= Extracted records =
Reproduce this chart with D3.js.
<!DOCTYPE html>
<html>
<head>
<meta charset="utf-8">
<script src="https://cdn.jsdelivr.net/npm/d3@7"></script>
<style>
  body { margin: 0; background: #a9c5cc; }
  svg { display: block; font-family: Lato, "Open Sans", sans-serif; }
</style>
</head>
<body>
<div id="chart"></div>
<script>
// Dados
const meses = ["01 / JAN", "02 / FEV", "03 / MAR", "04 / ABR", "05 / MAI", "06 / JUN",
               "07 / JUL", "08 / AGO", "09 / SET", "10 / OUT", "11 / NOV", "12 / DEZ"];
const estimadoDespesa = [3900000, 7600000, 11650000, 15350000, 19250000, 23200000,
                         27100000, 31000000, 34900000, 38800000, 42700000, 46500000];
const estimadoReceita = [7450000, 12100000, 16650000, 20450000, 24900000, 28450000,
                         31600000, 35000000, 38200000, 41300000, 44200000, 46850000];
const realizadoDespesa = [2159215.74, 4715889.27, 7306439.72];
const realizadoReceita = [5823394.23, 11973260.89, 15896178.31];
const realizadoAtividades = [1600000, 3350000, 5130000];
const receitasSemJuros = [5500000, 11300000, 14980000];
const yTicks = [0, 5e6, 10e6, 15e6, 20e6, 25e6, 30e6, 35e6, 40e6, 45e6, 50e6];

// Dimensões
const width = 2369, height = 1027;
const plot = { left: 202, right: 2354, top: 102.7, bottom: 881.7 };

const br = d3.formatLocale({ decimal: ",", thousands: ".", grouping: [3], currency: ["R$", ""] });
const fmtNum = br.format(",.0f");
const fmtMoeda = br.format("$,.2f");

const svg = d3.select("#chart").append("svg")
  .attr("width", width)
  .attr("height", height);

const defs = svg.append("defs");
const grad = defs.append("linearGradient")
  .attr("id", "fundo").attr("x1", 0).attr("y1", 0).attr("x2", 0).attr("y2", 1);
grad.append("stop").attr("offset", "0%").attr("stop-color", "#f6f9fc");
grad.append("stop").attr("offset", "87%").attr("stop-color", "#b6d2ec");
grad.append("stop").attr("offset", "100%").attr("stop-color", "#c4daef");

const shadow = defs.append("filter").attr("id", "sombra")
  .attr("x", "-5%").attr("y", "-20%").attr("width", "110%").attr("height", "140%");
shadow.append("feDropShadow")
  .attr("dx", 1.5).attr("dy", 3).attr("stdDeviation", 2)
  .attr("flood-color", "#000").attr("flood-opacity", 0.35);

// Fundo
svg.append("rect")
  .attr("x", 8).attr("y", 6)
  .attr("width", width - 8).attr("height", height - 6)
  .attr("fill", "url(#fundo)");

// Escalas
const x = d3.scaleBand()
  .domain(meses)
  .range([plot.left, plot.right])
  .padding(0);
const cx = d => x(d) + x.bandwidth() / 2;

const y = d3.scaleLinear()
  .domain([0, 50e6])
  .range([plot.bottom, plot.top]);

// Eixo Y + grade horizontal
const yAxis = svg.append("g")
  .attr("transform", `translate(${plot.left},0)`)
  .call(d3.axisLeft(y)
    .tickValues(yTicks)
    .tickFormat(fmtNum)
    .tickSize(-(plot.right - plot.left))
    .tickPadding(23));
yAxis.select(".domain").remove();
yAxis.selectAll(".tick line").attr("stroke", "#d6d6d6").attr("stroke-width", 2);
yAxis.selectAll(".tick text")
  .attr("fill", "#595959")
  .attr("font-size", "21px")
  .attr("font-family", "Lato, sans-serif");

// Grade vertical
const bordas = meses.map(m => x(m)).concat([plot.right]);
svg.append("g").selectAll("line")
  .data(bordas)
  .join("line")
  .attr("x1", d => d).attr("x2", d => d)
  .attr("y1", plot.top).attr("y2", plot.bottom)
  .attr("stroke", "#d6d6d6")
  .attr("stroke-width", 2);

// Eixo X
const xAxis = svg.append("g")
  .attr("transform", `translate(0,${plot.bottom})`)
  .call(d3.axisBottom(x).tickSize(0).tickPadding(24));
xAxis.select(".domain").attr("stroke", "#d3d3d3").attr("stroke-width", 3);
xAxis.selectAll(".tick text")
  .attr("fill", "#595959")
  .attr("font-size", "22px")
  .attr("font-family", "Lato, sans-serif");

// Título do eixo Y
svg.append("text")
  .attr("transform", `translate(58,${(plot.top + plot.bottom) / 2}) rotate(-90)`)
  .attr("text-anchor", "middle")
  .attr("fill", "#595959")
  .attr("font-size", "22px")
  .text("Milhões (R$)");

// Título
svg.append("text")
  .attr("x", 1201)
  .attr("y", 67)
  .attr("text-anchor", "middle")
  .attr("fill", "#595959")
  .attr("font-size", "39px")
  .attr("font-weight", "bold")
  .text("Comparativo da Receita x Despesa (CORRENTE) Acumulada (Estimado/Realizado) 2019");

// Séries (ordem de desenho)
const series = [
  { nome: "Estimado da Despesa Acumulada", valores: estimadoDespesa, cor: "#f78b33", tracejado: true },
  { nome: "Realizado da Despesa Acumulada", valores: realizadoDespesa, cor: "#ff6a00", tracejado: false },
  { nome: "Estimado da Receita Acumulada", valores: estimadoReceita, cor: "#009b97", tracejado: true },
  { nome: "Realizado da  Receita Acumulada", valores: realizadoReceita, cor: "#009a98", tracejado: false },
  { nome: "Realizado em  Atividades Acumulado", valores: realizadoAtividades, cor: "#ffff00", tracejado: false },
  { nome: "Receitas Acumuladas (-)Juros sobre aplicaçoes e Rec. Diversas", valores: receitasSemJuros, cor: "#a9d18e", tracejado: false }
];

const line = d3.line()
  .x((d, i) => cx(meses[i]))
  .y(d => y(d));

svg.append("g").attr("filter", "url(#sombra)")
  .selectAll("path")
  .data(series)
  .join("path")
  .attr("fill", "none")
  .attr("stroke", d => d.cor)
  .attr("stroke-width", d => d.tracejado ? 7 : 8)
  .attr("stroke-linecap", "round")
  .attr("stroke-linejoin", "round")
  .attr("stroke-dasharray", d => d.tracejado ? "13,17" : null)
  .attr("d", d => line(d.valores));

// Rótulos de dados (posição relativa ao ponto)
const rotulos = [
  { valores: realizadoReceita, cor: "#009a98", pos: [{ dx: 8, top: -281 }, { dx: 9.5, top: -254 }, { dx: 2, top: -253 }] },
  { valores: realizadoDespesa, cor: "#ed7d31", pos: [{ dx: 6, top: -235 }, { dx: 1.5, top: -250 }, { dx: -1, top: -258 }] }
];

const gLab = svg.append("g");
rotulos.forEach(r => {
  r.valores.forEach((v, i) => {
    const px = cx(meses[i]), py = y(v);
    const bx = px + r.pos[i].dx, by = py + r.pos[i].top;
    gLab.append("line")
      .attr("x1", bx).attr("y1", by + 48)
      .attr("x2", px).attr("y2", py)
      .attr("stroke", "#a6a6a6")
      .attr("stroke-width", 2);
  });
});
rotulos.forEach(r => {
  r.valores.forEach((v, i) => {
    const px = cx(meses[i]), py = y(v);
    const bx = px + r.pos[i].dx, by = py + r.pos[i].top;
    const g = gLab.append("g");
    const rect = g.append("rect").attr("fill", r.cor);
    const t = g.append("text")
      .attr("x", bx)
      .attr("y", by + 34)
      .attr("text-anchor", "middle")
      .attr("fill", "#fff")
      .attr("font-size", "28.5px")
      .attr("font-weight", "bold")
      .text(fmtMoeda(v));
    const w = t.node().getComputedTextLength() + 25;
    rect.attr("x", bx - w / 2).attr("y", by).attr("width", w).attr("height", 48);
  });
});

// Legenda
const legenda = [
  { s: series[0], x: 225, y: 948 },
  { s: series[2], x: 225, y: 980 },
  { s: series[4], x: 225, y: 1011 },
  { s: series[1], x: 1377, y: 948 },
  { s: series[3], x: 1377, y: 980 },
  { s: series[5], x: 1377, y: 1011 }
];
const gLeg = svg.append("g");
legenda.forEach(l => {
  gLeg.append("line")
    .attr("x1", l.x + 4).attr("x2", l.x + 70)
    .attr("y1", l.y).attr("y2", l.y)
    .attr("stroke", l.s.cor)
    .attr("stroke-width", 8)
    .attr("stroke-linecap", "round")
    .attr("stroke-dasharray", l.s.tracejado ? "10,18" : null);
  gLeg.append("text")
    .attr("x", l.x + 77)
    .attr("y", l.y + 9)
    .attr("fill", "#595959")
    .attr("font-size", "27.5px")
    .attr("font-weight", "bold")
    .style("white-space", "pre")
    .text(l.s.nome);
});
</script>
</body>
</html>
--
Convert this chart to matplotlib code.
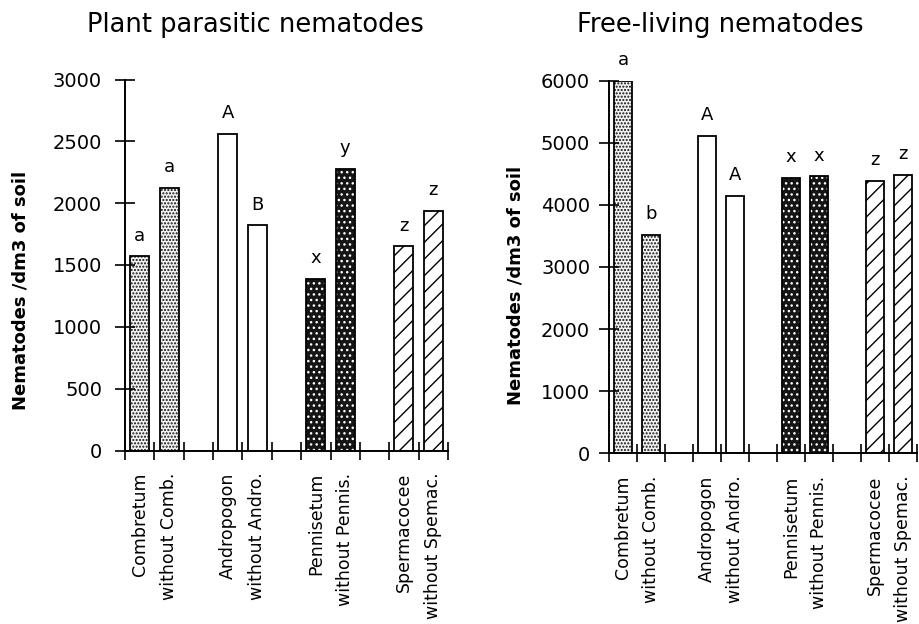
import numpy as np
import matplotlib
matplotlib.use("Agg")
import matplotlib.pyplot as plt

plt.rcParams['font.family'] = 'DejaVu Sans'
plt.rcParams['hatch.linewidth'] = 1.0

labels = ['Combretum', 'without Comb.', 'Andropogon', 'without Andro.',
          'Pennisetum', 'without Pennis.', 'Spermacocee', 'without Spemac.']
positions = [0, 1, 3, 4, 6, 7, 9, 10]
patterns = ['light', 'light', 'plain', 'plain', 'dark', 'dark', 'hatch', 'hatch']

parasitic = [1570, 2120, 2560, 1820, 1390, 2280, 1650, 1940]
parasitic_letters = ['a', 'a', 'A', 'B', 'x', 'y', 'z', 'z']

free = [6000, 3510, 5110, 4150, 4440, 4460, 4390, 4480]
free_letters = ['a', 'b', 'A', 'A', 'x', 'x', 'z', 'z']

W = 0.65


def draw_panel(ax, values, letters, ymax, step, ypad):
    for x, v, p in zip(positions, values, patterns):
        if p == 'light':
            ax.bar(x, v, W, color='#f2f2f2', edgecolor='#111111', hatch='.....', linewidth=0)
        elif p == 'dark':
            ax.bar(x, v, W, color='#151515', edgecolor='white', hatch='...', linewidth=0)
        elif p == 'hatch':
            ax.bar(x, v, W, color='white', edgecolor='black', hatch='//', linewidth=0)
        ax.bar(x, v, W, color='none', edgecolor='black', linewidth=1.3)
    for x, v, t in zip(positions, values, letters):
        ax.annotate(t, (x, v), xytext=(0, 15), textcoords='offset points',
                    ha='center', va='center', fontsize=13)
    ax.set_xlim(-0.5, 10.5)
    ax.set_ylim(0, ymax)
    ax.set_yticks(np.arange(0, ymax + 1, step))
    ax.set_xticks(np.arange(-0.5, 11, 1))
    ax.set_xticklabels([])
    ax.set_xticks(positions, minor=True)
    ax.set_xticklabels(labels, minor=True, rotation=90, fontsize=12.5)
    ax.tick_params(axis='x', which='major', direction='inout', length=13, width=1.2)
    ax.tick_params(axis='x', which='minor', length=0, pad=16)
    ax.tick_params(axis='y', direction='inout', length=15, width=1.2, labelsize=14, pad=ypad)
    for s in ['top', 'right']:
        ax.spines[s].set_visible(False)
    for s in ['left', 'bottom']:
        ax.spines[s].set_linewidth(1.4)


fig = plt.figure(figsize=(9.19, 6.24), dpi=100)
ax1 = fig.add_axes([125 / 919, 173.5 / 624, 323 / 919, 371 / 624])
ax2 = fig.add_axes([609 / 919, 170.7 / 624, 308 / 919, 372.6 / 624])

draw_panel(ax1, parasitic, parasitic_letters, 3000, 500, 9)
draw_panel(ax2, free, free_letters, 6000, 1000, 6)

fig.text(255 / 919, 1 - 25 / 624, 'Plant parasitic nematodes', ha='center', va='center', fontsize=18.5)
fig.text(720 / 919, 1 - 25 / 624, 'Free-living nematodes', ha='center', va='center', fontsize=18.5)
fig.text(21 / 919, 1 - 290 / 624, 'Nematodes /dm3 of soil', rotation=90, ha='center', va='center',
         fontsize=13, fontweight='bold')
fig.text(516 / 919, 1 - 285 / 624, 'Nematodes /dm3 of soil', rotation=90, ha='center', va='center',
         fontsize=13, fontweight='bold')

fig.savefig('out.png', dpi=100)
==
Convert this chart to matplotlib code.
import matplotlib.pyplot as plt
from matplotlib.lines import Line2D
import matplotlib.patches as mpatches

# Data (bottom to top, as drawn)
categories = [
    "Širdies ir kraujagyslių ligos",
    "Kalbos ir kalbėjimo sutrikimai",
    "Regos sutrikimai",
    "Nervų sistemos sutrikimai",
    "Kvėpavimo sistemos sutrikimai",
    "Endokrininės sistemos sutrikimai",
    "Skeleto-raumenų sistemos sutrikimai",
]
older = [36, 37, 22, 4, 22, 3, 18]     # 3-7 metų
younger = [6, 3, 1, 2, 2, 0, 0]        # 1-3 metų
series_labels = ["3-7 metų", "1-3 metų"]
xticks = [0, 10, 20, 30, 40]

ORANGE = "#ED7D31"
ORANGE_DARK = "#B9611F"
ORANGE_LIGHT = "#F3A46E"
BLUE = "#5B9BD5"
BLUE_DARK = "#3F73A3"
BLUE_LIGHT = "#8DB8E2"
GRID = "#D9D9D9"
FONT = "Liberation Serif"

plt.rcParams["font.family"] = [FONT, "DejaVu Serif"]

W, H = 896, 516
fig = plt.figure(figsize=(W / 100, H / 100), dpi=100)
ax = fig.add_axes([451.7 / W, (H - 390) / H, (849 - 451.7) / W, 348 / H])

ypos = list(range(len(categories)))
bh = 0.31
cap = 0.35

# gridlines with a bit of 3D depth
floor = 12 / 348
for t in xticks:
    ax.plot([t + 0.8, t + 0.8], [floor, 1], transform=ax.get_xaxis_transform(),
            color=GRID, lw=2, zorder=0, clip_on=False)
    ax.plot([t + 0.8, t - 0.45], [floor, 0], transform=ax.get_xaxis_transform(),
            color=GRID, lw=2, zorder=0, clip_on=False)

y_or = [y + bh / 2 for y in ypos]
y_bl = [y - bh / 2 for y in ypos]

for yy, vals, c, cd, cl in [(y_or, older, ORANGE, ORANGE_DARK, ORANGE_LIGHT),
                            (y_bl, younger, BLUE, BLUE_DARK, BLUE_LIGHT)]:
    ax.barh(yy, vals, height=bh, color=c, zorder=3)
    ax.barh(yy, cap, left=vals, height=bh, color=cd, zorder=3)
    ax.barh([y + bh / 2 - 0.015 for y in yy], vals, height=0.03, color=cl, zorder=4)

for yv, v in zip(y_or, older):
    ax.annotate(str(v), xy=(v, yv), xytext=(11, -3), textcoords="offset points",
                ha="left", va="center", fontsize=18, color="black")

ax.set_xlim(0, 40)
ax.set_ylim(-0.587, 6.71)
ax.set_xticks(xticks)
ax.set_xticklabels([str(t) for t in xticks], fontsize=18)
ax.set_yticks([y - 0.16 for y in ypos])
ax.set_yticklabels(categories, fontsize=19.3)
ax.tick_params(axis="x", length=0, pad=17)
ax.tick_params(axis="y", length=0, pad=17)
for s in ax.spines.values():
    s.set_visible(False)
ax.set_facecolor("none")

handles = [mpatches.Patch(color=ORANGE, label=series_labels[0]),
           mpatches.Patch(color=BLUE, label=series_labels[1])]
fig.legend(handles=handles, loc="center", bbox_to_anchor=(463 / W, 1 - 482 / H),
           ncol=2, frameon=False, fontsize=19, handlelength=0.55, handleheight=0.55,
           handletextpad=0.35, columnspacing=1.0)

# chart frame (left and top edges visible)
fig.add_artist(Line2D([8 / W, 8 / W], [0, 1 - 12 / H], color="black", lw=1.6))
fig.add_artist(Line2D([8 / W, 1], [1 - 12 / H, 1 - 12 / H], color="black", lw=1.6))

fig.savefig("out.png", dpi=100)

= Requirements =
List all lines in the material containing the string "matplotlib".

= Correct result =
Convert this chart to matplotlib code.
import matplotlib
matplotlib.use("Agg")
import matplotlib.pyplot as plt
Convert this chart to matplotlib code.
import matplotlib.pyplot as plt
from matplotlib.lines import Line2D
import matplotlib.patches as mpatches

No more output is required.